## WHAT YOU NEED TO DO
Leave out the pictures and copy everything else below exactly.

-------------------------

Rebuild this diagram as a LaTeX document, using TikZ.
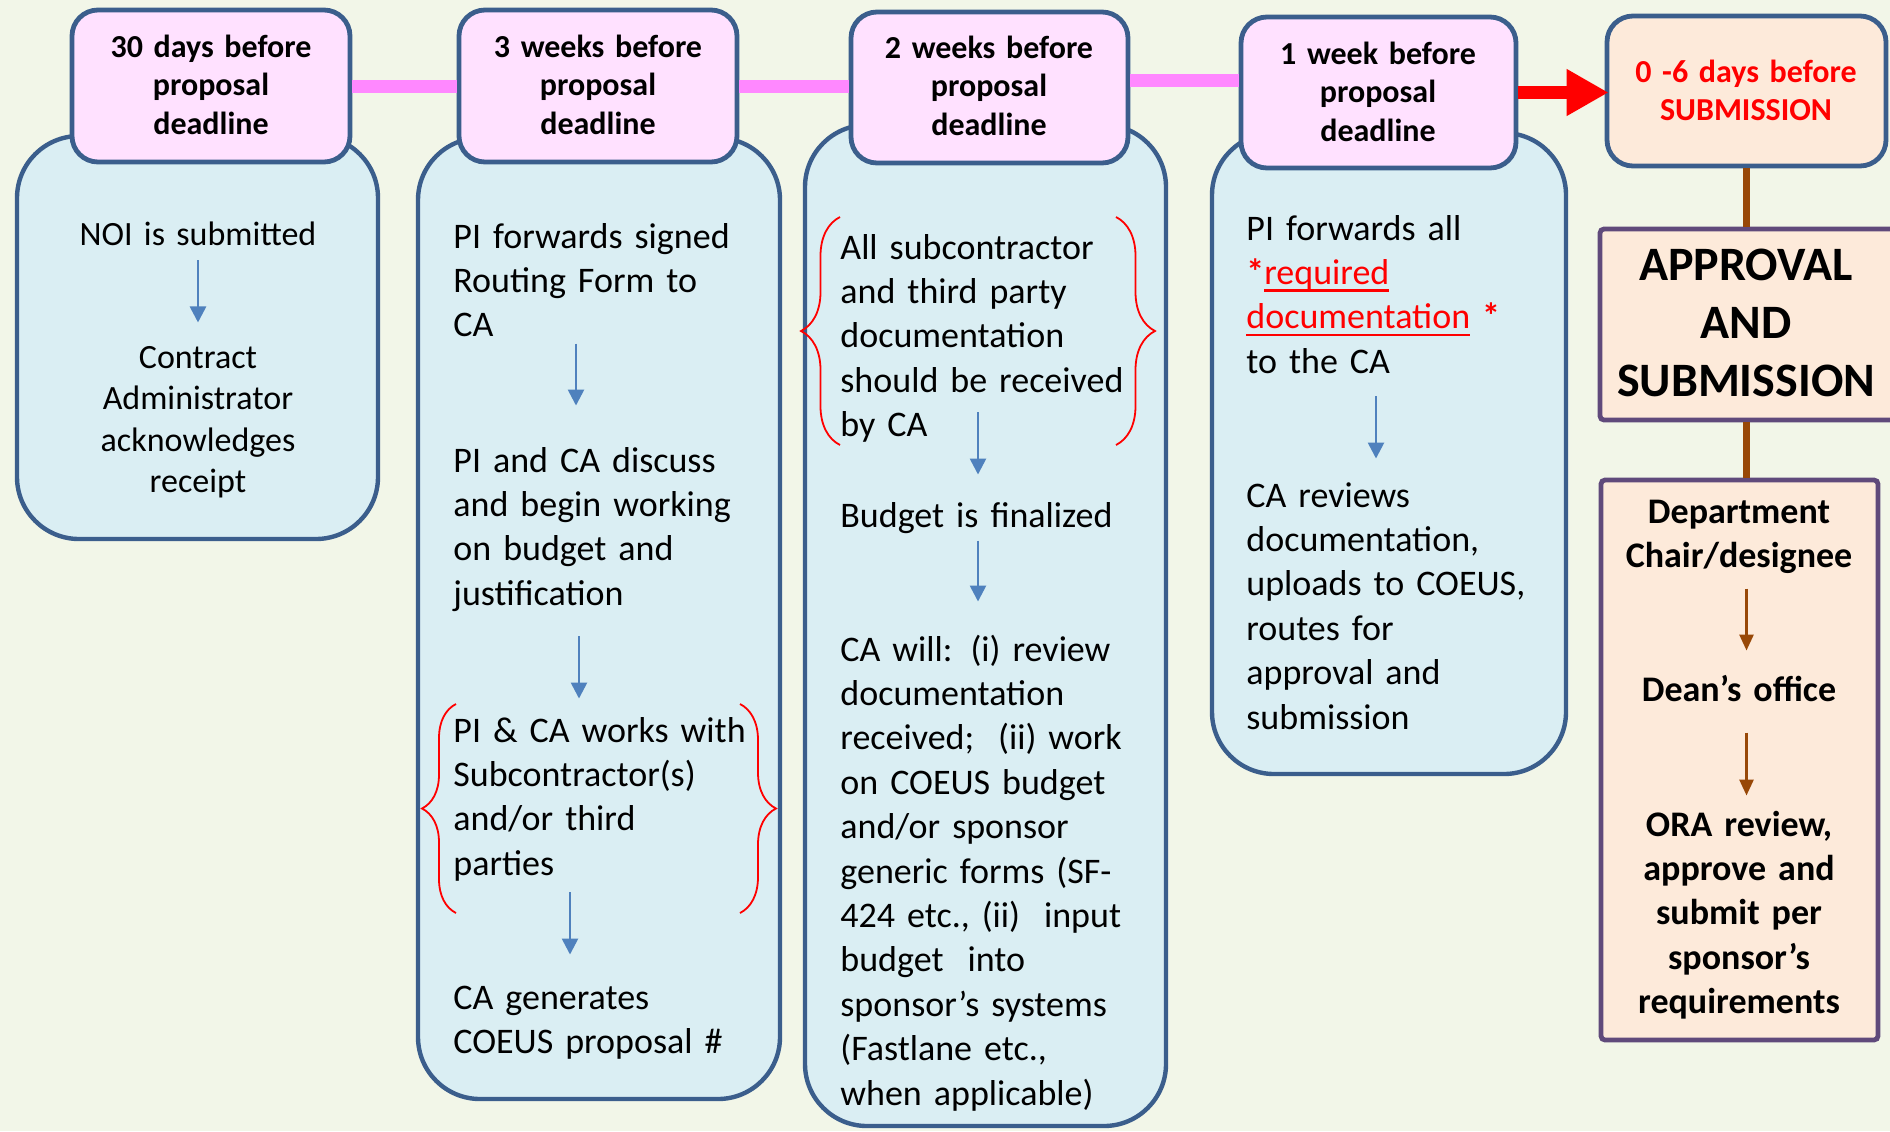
\documentclass[tikz,border=0pt]{standalone}
\usepackage{fontspec}
\setmainfont{Carlito}
\usetikzlibrary{fit,arrows.meta,decorations.pathreplacing}

\definecolor{paper}{RGB}{242,246,232}
\definecolor{edgeblue}{RGB}{59,94,140}
\definecolor{lanefill}{RGB}{218,238,243}
\definecolor{stagepink}{RGB}{255,225,255}
\definecolor{linkpink}{RGB}{255,136,255}
\definecolor{peach}{RGB}{253,234,218}
\definecolor{plum}{RGB}{96,74,123}
\definecolor{rust}{RGB}{152,72,7}
\definecolor{arrowblue}{RGB}{79,129,189}

\newsavebox\ulinebox
\newcommand\markline[1]{\sbox\ulinebox{#1}\rlap{\rule[-3.8pt]{\wd\ulinebox}{1.4pt}}\usebox\ulinebox}

\tikzset{
  lane/.style={draw=edgeblue, line width=2.2pt, fill=lanefill, rounded corners=31pt, inner sep=0pt},
  stage/.style={draw=edgeblue, line width=2.4pt, fill=stagepink, rounded corners=13pt, inner sep=0pt},
  stagetext/.style={font=\bfseries\fontsize{16}{19.25}\selectfont, text width=135pt, align=center,
    anchor=base, inner sep=0pt},
  listbox/.style={draw=plum, line width=2.4pt, fill=peach, rounded corners=2pt, inner sep=0pt},
  note/.style={font=\fontsize{18}{22.2}\selectfont, text width=165pt, align=left, anchor=base west,
    inner sep=0pt, execute at begin node=\strut, execute at end node=\strut},
  notec/.style={font=\fontsize{17}{20.8}\selectfont, text width=170pt, align=center, anchor=base,
    inner sep=0pt, execute at begin node=\strut, execute at end node=\strut},
  chainnote/.style={font=\bfseries\fontsize{18}{22.2}\selectfont, text width=135pt, align=center, anchor=base,
    inner sep=0pt, execute at begin node=\strut, execute at end node=\strut},
  flow/.style={draw=arrowblue, line width=1.3pt, -{Triangle[width=8pt,length=8pt]}},
  handoff/.style={draw=rust, line width=1.4pt, -{Triangle[width=7pt,length=8pt]}},
  tie/.style={draw=rust, line width=3.5pt},
  link/.style={draw=linkpink, line width=6.5pt},
  push/.style={draw=red, line width=6.5pt, -{Triangle[width=22pt,length=21pt]}},
  curly/.style={draw=red, line width=0.9pt, decorate, decoration={brace, amplitude=#1}}
}

\begin{document}
\begin{tikzpicture}[x=0.5pt,y=-0.5pt]
\useasboundingbox (0,0) rectangle (1890,1131);
\fill[paper] (0,0) rectangle (1890,1131);

% lanes under the headers
\node[lane, fit={(17,136) (378,539)}] (lane1) {};
\node[lane, fit={(418,138) (780,1099)}] (lane2) {};
\node[lane, fit={(805,125) (1166,1126)}] (lane3) {};
\node[lane, fit={(1212,133) (1566,774)}] (lane4) {};

% timeline headers
\node[stage, fit={(72,10) (350,162)}] (h1) {};
\node[stage, fit={(459,10) (737,162)}] (h2) {};
\node[stage, fit={(851,12) (1128,163)}] (h3) {};
\node[stage, fit={(1241,17) (1516,168)}] (h4) {};
\node[stage, fill=peach, fit={(1607,16) (1886,166)}] (h5) {};
\node[stagetext] (t1) at (211,57) {30 days before\\proposal\\deadline};
\node[stagetext] (t2) at (598,57) {3 weeks before\\proposal\\deadline};
\node[stagetext] (t3) at (989,58) {2 weeks before\\proposal\\deadline};
\node[stagetext] (t4) at (1378,64) {1 week before\\proposal\\deadline};
\node[stagetext, text=red] (t5) at (1746,82) {0 -6 days before\\SUBMISSION};

\draw[link] (h1.east) -- (h2.west);
\draw[link] (h2.east) -- (h2.east -| h3.west);
\draw[link] ([yshift=3.75pt]h3.east) -- ([yshift=3.75pt]h3.east -| h4.west);
\draw[push, shorten >=-2pt] (h4.east) -- (h4.east -| h5.west);

% approval column
\node[listbox, fit={(1600,229) (1895,420)}] (approve) {};
\node[font=\bfseries\fontsize{24}{29}\selectfont, text width=150pt, align=center, anchor=base,
  inner sep=0pt] (approvetext) at (1746,280) {APPROVAL\\AND\\SUBMISSION};
\node[listbox, fit={(1601,480) (1878,1040)}] (chain) {};
\draw[tie] (h5.south) -- (h5.south |- approve.north);
\draw[tie] (approve.south -| h5.south) -- (h5.south |- chain.north);

\node[chainnote] (dept) at (1739,523) {Department\\Chair/designee};
\node[chainnote] (dean) at (1739,701) {Dean’s office};
\node[chainnote] (ora) at (1739,836) {ORA review,\\approve and\\submit per\\sponsor’s\\requirements};
\draw[handoff, shorten <=3.75pt, shorten >=9.5pt] (dept.south -| h5.south) -- (dean.north -| h5.south);
\draw[handoff, shorten <=9pt, shorten >=4.5pt] (dean.south -| h5.south) -- (ora.north -| h5.south);

% lane 1
\node[notec] (noi) at (198,245) {NOI is submitted};
\node[notec] (ack) at (198,368) {Contract\\Administrator\\acknowledges\\receipt};
\draw[flow, shorten <=1.25pt, shorten >=8pt] (noi) -- (ack);

% lane 2
\node[note] (route) at (453,248) {PI forwards signed\\Routing Form to\\CA};
\node[note] (discuss) at (453,472) {PI and CA discuss\\and begin working\\on budget and\\justification};
\node[note] (thirdp) at (453,742) {PI \& CA works with\\Subcontractor(s)\\and/or third\\parties};
\node[note] (gen) at (453,1009) {CA generates\\COEUS proposal \#};
\draw[flow, shorten <=-3.5pt, shorten >=17.5pt] (route.south -| 576,0) -- (discuss.north -| 576,0);
\draw[flow, shorten <=8.75pt, shorten >=6pt] (discuss.south -| 579,0) -- (thirdp.north -| 579,0);
\draw[flow, shorten <=1.75pt, shorten >=11.5pt] (thirdp.south -| 570,0) -- (gen.north -| 570,0);
\draw[curly=17pt] (456,913) -- (456,704);
\draw[curly=18pt] (740,704) -- (740,913);

% lane 3
\node[note] (subdocs) at (840,259) {All subcontractor\\and third party\\documentation\\should be received\\by CA};
\node[note] (final) at (840,527) {Budget is finalized};
\node[note] (will) at (840,661) {CA will: (i) review\\documentation\\received;\ \ (ii) work\\on COEUS budget\\and/or sponsor\\generic forms (SF-\\424 etc., (ii)\ \ input\\budget\ \ into\\sponsor’s systems\\(Fastlane etc.,\\when applicable)};
\draw[flow, shorten <=-19pt, shorten >=10.5pt] (subdocs.south -| 978,0) -- (final.north -| 978,0);
\draw[flow, shorten <=0pt, shorten >=14pt] (final.south -| 978,0) -- (will.north -| 978,0);
\draw[curly=19.5pt] (840,445) -- (840,217);
\draw[curly=19.5pt] (1116,217) -- (1116,445);

% lane 4
\node[note] (sendall) at (1246,240) {PI forwards all\\\textcolor{red}{\textbf{*}\markline{required}}\\\textcolor{red}{\markline{documentation} \textbf{*}}\\to the CA};
\node[note] (review) at (1246,507) {CA reviews\\documentation,\\uploads to COEUS,\\routes for\\approval and\\submission};
\draw[flow, shorten <=4.75pt, shorten >=8.5pt] (sendall.south -| 1376,0) -- (review.north -| 1376,0);
\end{tikzpicture}
\end{document}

-------------------------

## THE REPLY
Rebuild this diagram as a LaTeX document, using TikZ.
\documentclass[tikz,border=0pt]{standalone}
\usepackage{fontspec}
\setmainfont{Carlito}
\usetikzlibrary{fit,arrows.meta,decorations.pathreplacing}

\definecolor{paper}{RGB}{242,246,232}
\definecolor{edgeblue}{RGB}{59,94,140}
\definecolor{lanefill}{RGB}{218,238,243}
\definecolor{stagepink}{RGB}{255,225,255}
\definecolor{linkpink}{RGB}{255,136,255}
\definecolor{peach}{RGB}{253,234,218}
\definecolor{plum}{RGB}{96,74,123}
\definecolor{rust}{RGB}{152,72,7}
\definecolor{arrowblue}{RGB}{79,129,189}

\newsavebox\ulinebox
\newcommand\markline[1]{\sbox\ulinebox{#1}\rlap{\rule[-3.8pt]{\wd\ulinebox}{1.4pt}}\usebox\ulinebox}

\tikzset{
  lane/.style={draw=edgeblue, line width=2.2pt, fill=lanefill, rounded corners=31pt, inner sep=0pt},
  stage/.style={draw=edgeblue, line width=2.4pt, fill=stagepink, rounded corners=13pt, inner sep=0pt},
  stagetext/.style={font=\bfseries\fontsize{16}{19.25}\selectfont, text width=135pt, align=center,
    anchor=base, inner sep=0pt},
  listbox/.style={draw=plum, line width=2.4pt, fill=peach, rounded corners=2pt, inner sep=0pt},
  note/.style={font=\fontsize{18}{22.2}\selectfont, text width=165pt, align=left, anchor=base west,
    inner sep=0pt, execute at begin node=\strut, execute at end node=\strut},
  notec/.style={font=\fontsize{17}{20.8}\selectfont, text width=170pt, align=center, anchor=base,
    inner sep=0pt, execute at begin node=\strut, execute at end node=\strut},
  chainnote/.style={font=\bfseries\fontsize{18}{22.2}\selectfont, text width=135pt, align=center, anchor=base,
    inner sep=0pt, execute at begin node=\strut, execute at end node=\strut},
  flow/.style={draw=arrowblue, line width=1.3pt, -{Triangle[width=8pt,length=8pt]}},
  handoff/.style={draw=rust, line width=1.4pt, -{Triangle[width=7pt,length=8pt]}},
  tie/.style={draw=rust, line width=3.5pt},
  link/.style={draw=linkpink, line width=6.5pt},
  push/.style={draw=red, line width=6.5pt, -{Triangle[width=22pt,length=21pt]}},
  curly/.style={draw=red, line width=0.9pt, decorate, decoration={brace, amplitude=#1}}
}

\begin{document}
\begin{tikzpicture}[x=0.5pt,y=-0.5pt]
\useasboundingbox (0,0) rectangle (1890,1131);
\fill[paper] (0,0) rectangle (1890,1131);

% lanes under the headers
\node[lane, fit={(17,136) (378,539)}] (lane1) {};
\node[lane, fit={(418,138) (780,1099)}] (lane2) {};
\node[lane, fit={(805,125) (1166,1126)}] (lane3) {};
\node[lane, fit={(1212,133) (1566,774)}] (lane4) {};

% timeline headers
\node[stage, fit={(72,10) (350,162)}] (h1) {};
\node[stage, fit={(459,10) (737,162)}] (h2) {};
\node[stage, fit={(851,12) (1128,163)}] (h3) {};
\node[stage, fit={(1241,17) (1516,168)}] (h4) {};
\node[stage, fill=peach, fit={(1607,16) (1886,166)}] (h5) {};
\node[stagetext] (t1) at (211,57) {30 days before\\proposal\\deadline};
\node[stagetext] (t2) at (598,57) {3 weeks before\\proposal\\deadline};
\node[stagetext] (t3) at (989,58) {2 weeks before\\proposal\\deadline};
\node[stagetext] (t4) at (1378,64) {1 week before\\proposal\\deadline};
\node[stagetext, text=red] (t5) at (1746,82) {0 -6 days before\\SUBMISSION};

\draw[link] (h1.east) -- (h2.west);
\draw[link] (h2.east) -- (h2.east -| h3.west);
\draw[link] ([yshift=3.75pt]h3.east) -- ([yshift=3.75pt]h3.east -| h4.west);
\draw[push, shorten >=-2pt] (h4.east) -- (h4.east -| h5.west);

% approval column
\node[listbox, fit={(1600,229) (1895,420)}] (approve) {};
\node[font=\bfseries\fontsize{24}{29}\selectfont, text width=150pt, align=center, anchor=base,
  inner sep=0pt] (approvetext) at (1746,280) {APPROVAL\\AND\\SUBMISSION};
\node[listbox, fit={(1601,480) (1878,1040)}] (chain) {};
\draw[tie] (h5.south) -- (h5.south |- approve.north);
\draw[tie] (approve.south -| h5.south) -- (h5.south |- chain.north);

\node[chainnote] (dept) at (1739,523) {Department\\Chair/designee};
\node[chainnote] (dean) at (1739,701) {Dean’s office};
\node[chainnote] (ora) at (1739,836) {ORA review,\\approve and\\submit per\\sponsor’s\\requirements};
\draw[handoff, shorten <=3.75pt, shorten >=9.5pt] (dept.south -| h5.south) -- (dean.north -| h5.south);
\draw[handoff, shorten <=9pt, shorten >=4.5pt] (dean.south -| h5.south) -- (ora.north -| h5.south);

% lane 1
\node[notec] (noi) at (198,245) {NOI is submitted};
\node[notec] (ack) at (198,368) {Contract\\Administrator\\acknowledges\\receipt};
\draw[flow, shorten <=1.25pt, shorten >=8pt] (noi) -- (ack);

% lane 2
\node[note] (route) at (453,248) {PI forwards signed\\Routing Form to\\CA};
\node[note] (discuss) at (453,472) {PI and CA discuss\\and begin working\\on budget and\\justification};
\node[note] (thirdp) at (453,742) {PI \& CA works with\\Subcontractor(s)\\and/or third\\parties};
\node[note] (gen) at (453,1009) {CA generates\\COEUS proposal \#};
\draw[flow, shorten <=-3.5pt, shorten >=17.5pt] (route.south -| 576,0) -- (discuss.north -| 576,0);
\draw[flow, shorten <=8.75pt, shorten >=6pt] (discuss.south -| 579,0) -- (thirdp.north -| 579,0);
\draw[flow, shorten <=1.75pt, shorten >=11.5pt] (thirdp.south -| 570,0) -- (gen.north -| 570,0);
\draw[curly=17pt] (456,913) -- (456,704);
\draw[curly=18pt] (740,704) -- (740,913);

% lane 3
\node[note] (subdocs) at (840,259) {All subcontractor\\and third party\\documentation\\should be received\\by CA};
\node[note] (final) at (840,527) {Budget is finalized};
\node[note] (will) at (840,661) {CA will: (i) review\\documentation\\received;\ \ (ii) work\\on COEUS budget\\and/or sponsor\\generic forms (SF-\\424 etc., (ii)\ \ input\\budget\ \ into\\sponsor’s systems\\(Fastlane etc.,\\when applicable)};
\draw[flow, shorten <=-19pt, shorten >=10.5pt] (subdocs.south -| 978,0) -- (final.north -| 978,0);
\draw[flow, shorten <=0pt, shorten >=14pt] (final.south -| 978,0) -- (will.north -| 978,0);
\draw[curly=19.5pt] (840,445) -- (840,217);
\draw[curly=19.5pt] (1116,217) -- (1116,445);

% lane 4
\node[note] (sendall) at (1246,240) {PI forwards all\\\textcolor{red}{\textbf{*}\markline{required}}\\\textcolor{red}{\markline{documentation} \textbf{*}}\\to the CA};
\node[note] (review) at (1246,507) {CA reviews\\documentation,\\uploads to COEUS,\\routes for\\approval and\\submission};
\draw[flow, shorten <=4.75pt, shorten >=8.5pt] (sendall.south -| 1376,0) -- (review.north -| 1376,0);
\end{tikzpicture}
\end{document}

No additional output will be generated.